JSONL is a plaintext format where each line of the file is a valid JSON document. The advantage is that we can append to it efficiently, without needing to load and store the whole file.

The first line in the file contains metadata about the prediction:

  • The source image
  • What classes the model uses
  • Cache file suffixes

The remaining lines contain:

  • The tile index
  • The bounding box from the source image
  • What file the results were saved to

The last point is important. For instance segmentation, all the results can normally be saved to a single ShapeFile. For semantic segmentation, we store results into a tiled GeoTIFF and if a prediction falls across a tile boundary it is split between tiles.

Cache "size"

If you call the len() property on a cache, it will return the number of tiles that have been processed, determined by the number of lines in the metadata file (minus one).

Storing data

Cache objects have a uniform interface. They accept (1) a prediction and (2) a source location in the image, plus in principle any other metadata about that prediction. The subclass of ResultsCache is responsible for serialising the information in an appropriate way.

Loading data

The two default caches (ShapefileInstanceCache and GeotiffSemanticCache) are designed to produce usable data without any further processing. You can load the prediction GeoTIFF straight into GIS software, and same goes for the shapefile. They are stored with the same coordinate reference information as the image used for predictions.

If you're predicting in code, the pipeline will output a Results object which is meant to be a simple interface for visualisation and basic analysis.

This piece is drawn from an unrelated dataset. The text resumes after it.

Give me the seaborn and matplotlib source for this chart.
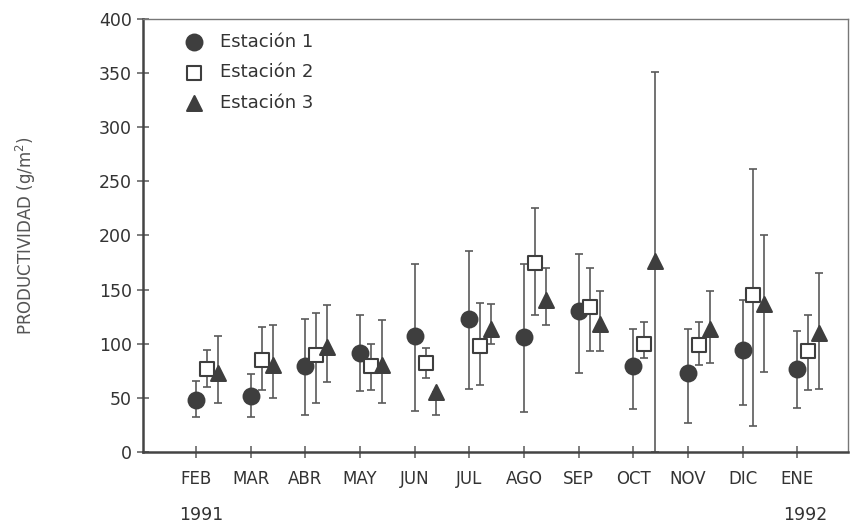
import numpy as np
import pandas as pd
import matplotlib
matplotlib.use("Agg")
import matplotlib.pyplot as plt
import matplotlib.transforms as mtransforms
import seaborn as sns

# Datos (productividad g/m2)
meses = ['FEB', 'MAR', 'ABR', 'MAY', 'JUN', 'JUL', 'AGO', 'SEP', 'OCT', 'NOV', 'DIC', 'ENE']

est1 = [48, 52, 79, 91, 107, 123, 106, 130, 79, 73, 94, 77]
est1_hi = [66, 72, 123, 127, 174, 186, 174, 183, 114, 114, 140, 112]
est1_lo = [32, 32, 34, 56, 38, 58, 37, 73, 40, 27, 43, 41]

est2 = [77, 85, 90, 79, 82, 98, 175, 134, 100, 99, 145, 93]
est2_hi = [94, 115, 128, 100, 96, 138, 225, 170, 120, 120, 261, 127]
est2_lo = [60, 57, 45, 57, 68, 62, 127, 93, 87, 80, 24, 57]

est3 = [73, 80, 97, 80, 55, 114, 140, 118, 176, 114, 137, 110]
est3_hi = [107, 117, 136, 122, 55, 137, 170, 149, 351, 149, 200, 165]
est3_lo = [45, 50, 65, 45, 34, 100, 117, 93, 0, 82, 74, 58]

anios = ['1991', '1992']

sns.set_style("ticks")
plt.rcParams['font.family'] = ['DejaVu Sans']

gris = '#3e3e3e'
linea = '#5a5a5a'
texto = '#333333'

fig = plt.figure(figsize=(8.51, 5.28), dpi=100)
ax = fig.add_axes([0.168, 0.144, 0.8285, 0.82])

x = np.arange(len(meses))

series = [
    ('Estación 1', est1, est1_lo, est1_hi, 0.0, 'o', 130, gris),
    ('Estación 2', est2, est2_lo, est2_hi, 0.2, 's', 110, 'white'),
    ('Estación 3', est3, est3_lo, est3_hi, 0.4, '^', 115, gris),
]

for nombre, val, lo, hi, dx, mk, s, fc in series:
    val = np.array(val)
    yerr = [val - np.array(lo), np.array(hi) - val]
    ax.errorbar(x + dx, val, yerr=yerr, fmt='none', ecolor=linea,
                elinewidth=1.2, capsize=3, capthick=1.2, zorder=2)
    df = pd.DataFrame({'x': x + dx, 'y': val})
    sns.scatterplot(data=df, x='x', y='y', marker=mk, s=s, color=fc,
                    edgecolor=gris, linewidth=1.5, label=nombre, ax=ax, zorder=3)

ax.set_xlim(-0.97, 11.93)
ax.set_ylim(0, 400)
ax.set_yticks(np.arange(0, 401, 50))
ax.set_xticks(x)
ax.set_xticklabels(meses, fontsize=12)
ax.tick_params(axis='both', direction='inout', length=8, width=1.1, colors=linea,
               labelcolor=texto)
ax.tick_params(axis='y', labelsize=12.5, pad=4)
ax.tick_params(axis='x', pad=9)
ax.set_xlabel('')
ax.set_ylabel(r'PRODUCTIVIDAD (g/m$^2$)', fontsize=12, color='#555555', labelpad=44)

for lado in ['left', 'bottom']:
    ax.spines[lado].set_linewidth(1.8)
    ax.spines[lado].set_color('#444444')
for lado in ['top', 'right']:
    ax.spines[lado].set_linewidth(1.0)
    ax.spines[lado].set_color('#777777')

# anios bajo el eje
trans = mtransforms.blended_transform_factory(ax.transData, ax.transAxes)
ax.text(0.1, -0.145, anios[0], transform=trans, ha='center', va='center',
        fontsize=12.5, color=texto)
ax.text(11.15, -0.145, anios[1], transform=trans, ha='center', va='center',
        fontsize=12.5, color=texto)

leg = ax.legend(loc='upper left', bbox_to_anchor=(0.05, 0.985), frameon=False,
                fontsize=13, labelspacing=0.7, handletextpad=0.9,
                handlelength=1.0, borderaxespad=0)
for t in leg.get_texts():
    t.set_color(texto)

fig.savefig('out.png', dpi=100)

So, the cache has to return results that can be converted into Results.

Handling geospatial data

Semantic segmentation

For semantic segmentation, we store results drectly as a GeoTIFF image which has the advantage that (a) it has geospatial information built in, and (b) we can easily index into it with pixel coordinates that are aligned with the source image. For example, if we predict a tile with bounds (0,0,1024,1024) in the source image we can write in pixel coords the same data into the cached results.

Instance segmentation

For instance segmentation things get a bit more complicated. We cache polygons to a Shapefile, which is great because it's a portable format that virtually all GIS software supports. This means that we have to transform the predictions into geospatial coordinates before saving to the file.

If you've ever used rasterio then you'll have probably seen transforms. For example:

import rasterio

with rasterio.open("../data/5c15321f63d9810007f8b06f_10_00000.tif") as src:
    print(src.transform)
    print(type(src.transform))

# Returns
| 0.10, 0.00,-46189.54|
| 0.00,-0.10, 4719172.21|
| 0.00, 0.00, 1.00|
<class 'affine.Affine'>

A transform, as the name suggests, transforms points between different coordinate systems. If you've ever done any linear algebra - and in particular have used transformation matrices before, you can spot some features: 0.1 is the resolution of the image in "units" per pixel, typically metres or degrees; this is a scale factor. Since we're working in 2D, the third row makes this an "augmented" matrix, which lets us tack on a translation vector in the same matrix (the third colummn). Those two large numbers are the origin of the image and so this matrix tells us, given a point x = (x', y', 1) in pixels, where it should map to in world coordinates. In this case:

X_world = 0.1*x' - 46189.54
Y_world = -0.1*y' + 4719172.2

we then rely on the definition of the particular coordinate reference system (CRS) of the image to interpret where that location is in the world.

Our model knows nothing about this. It takes an array of numbers and it outputs predictions in pixel coordinates. We have to convert these local tile coordinates into coordinates of the source image (by addding the origin of the tile) and then convert these "global" image coordinates into world coordinates. And to do that we apply the above affine transform to every coordinate in the polygon. Fortunately shapely has a function to do this (shapely.affinity.affine_transform):

from shapely.affinity import affine_transform

polygon # in pixels

t = image.transform
transform = [t.a, t.b, t.d, t.e, t.xoff, t.yoff]
world_polygon = affine_transform(polygon, transform)

All that to say that image.transform allows us to map from pixels into world coordinates. What about the other way?

You may have used Windows in rasterio, which is a way of specifying a rectangular region that we want to read from or write into. If we have a geospatial region and we want to select the part of the image that we're interested in, we can use the rasterio.windows.from_bounds method which takes the bounding box of the region and the image transform. Another really useful method is geometry_window which takes a shape, in CRS units, and returns a window in pixels that bounds the shape.

The way we do this is by inverting the transformation matrix (and unsurprisingly rasterio does this by specifiying a forward or backward direction when translating). Conveniently, the affine.Affine class supports inversion with the ~ operator (__inv__), so we can map polygons to pixel coordinates like this:

world_polygon # in CRS units

t = ~image.transform
transform = [t.a, t.b, t.d, t.e, t.xoff, t.yoff]
polygon = = affine_transform(world_polygon, transform)

Inevitably this involves some loss of precision converting between coordinates, but it should not be significant unless you repeatedly transform back and forth. Primarily we convert to image coordinates to generate masks from the shapefile (rasterisation).